As this scheme fades away, I have been talking about ‘ripping off the sticking plaster’ that the CAP created in terms of land use bureaucracy in defining how we are using farmland. For landowners in particular, the twin drivers of UK agricultural policy change and climate change mean we need to ‘start with why’, as author  Simon Sinek suggests. Why do you own land (if you are lucky enough to do so)? And how do you want to use it to meet whatever goals derive from your ‘why’ purpose? 

For every owner, this ‘why’ question is unique, but breaking the subsidy dependency cycle is core to the emerging narrative we are trying to adopt in the UK. US regenerative advocate Gabe Brown has been vocal in explaining how regenerative principles break the commodity-subsidy cycle and return power to the farmer and the land.

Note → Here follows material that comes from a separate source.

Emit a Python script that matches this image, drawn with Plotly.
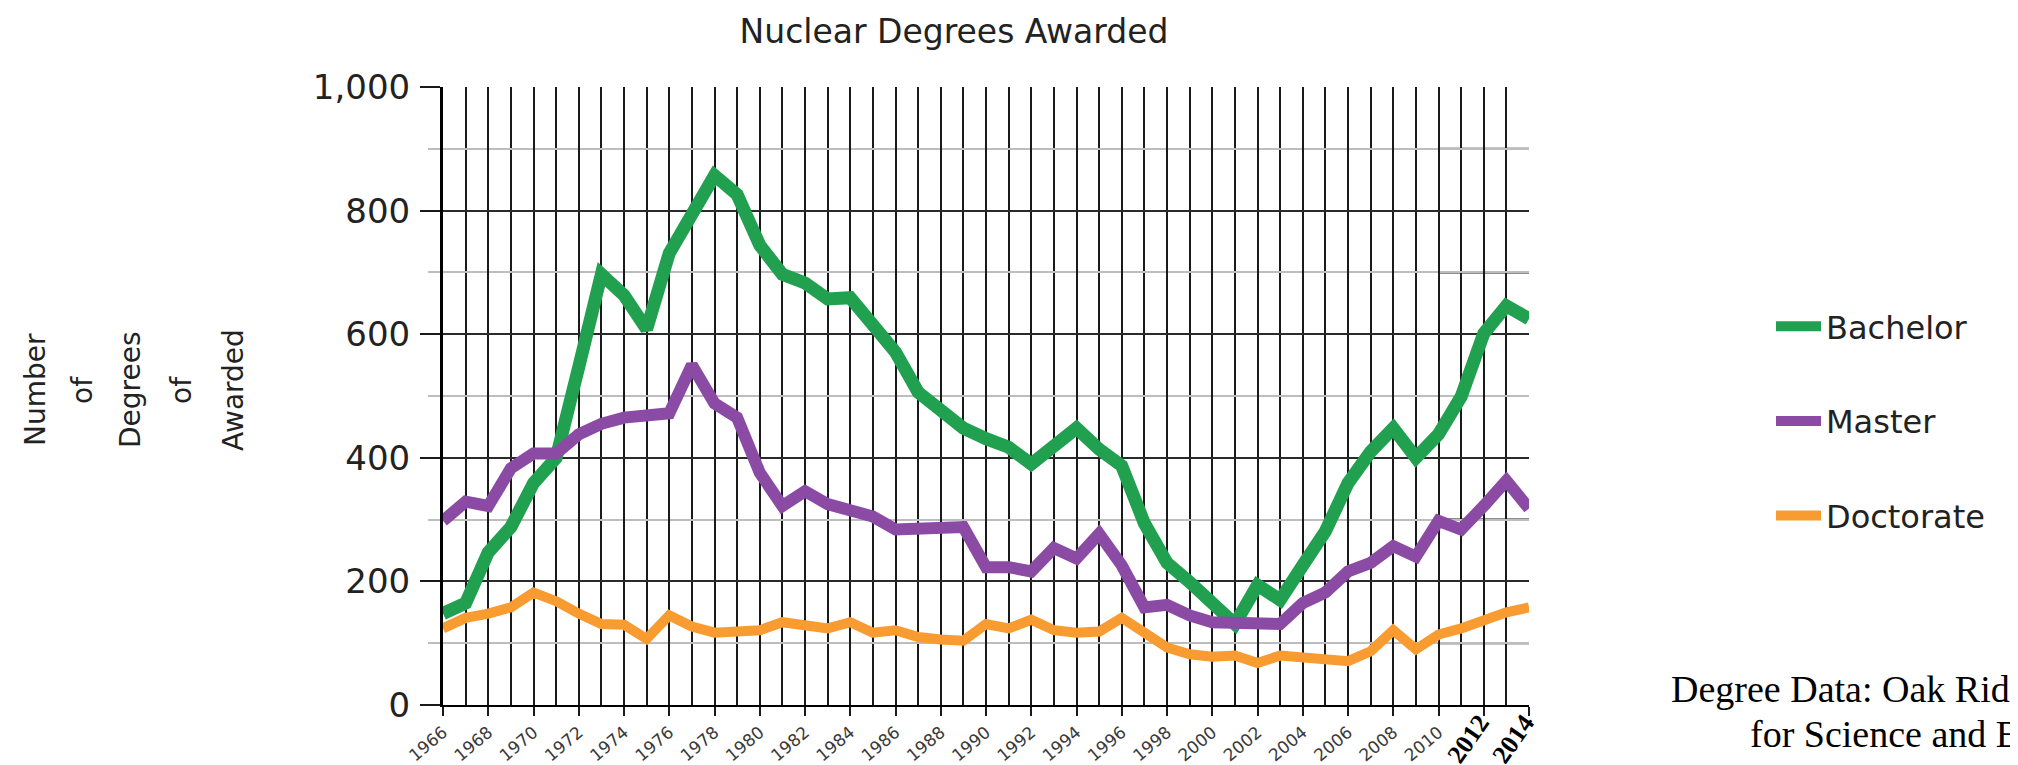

The idea is gaining traction across the UK. However, the regenerative story is only powerful because it speaks to an ancient narrative around rebirth (see The Seven Basic Plots by Christopher Booker for context). 

Regeneration means taking what is stuck or broken and reforming it in a new and improved shape. The problem is that this narrative only works once. In The Lion King, Simba comes back from exile, takes over Pride Rock, restores balance and everyone lives happily ever after. End of story, right? My concern with our fixation on regeneration (and by extension rewilding) is that we don’t ever rebalance the system and will end up in a continuous cycle of rebirth and destruction each time with the same systemic challenges to fix, more like Groundhog Day. 

Self-determination alone makes the regenerative brand narrative enticing, but government is super-charging it by asking us to be the heroes of climate change. Private natural capital markets are being encouraged to both support farmer incomes and to enable corporate investment in offsets and ‘nature-based solutions’. Farmers across the country seem willing to wear the cape and unite in fighting a common carbon foe.  

The reality is that the goal of reaching net zero is short sighted and arguably misguided if it undermines other essential land-based services, such as our need to eat. Carbon investment requires a change in land use or land management, but the change produces ultimately diminishing carbon returns over a standard 100-year assessment (other than on peat, which can sequester in perpetuity). So, we might get to net zero by 2050 (or 2040) with lots of land use change and technological intervention, but then what? 

One may well ask whether that is our concern, here and today. If the money is there, rational business actors will respond to market signals and do whatever they can to hoover up carbon pounds. But a 28-year time frame (to 2050) is well within the predictable career of most new entrants to agriculture and even those like myself who are firmly mid-career. For those with multi-generational aspirations, it is but a blink in time.

Our collective farming story is not going to end at the point of maximum soil carbon sequestration, with UK farmers content and happy and the system fixed. We need to think differently if we’re going to have a narrative for ‘Brand Britain’ agriculture that takes us beyond retirement and into our own next generation. 

Farming should not be a short-term opportunity, but a clear vision as to how do we do this in perpetuity. We need to break the narrative of beating the system for self-gain and self-improvement and consider how farming collectively is playing a role that provides a valuable and irreplaceable service for others. 

Bill Murray’s character in Groundhog Day ultimately breaks the spell, by putting others’ interests above his own. We have to remember that for farming, managing carbon is just one element of true sustainability, not the only one. For those with succession ambitions and a collective interest in the wellbeing of our sector, seeing beyond the carbon message is critical in finding a 'why' for post-CAP agriculture. The age old saying of 'Live as if you’ll die tomorrow, farm as if you’ll live forever' should not be forgotten.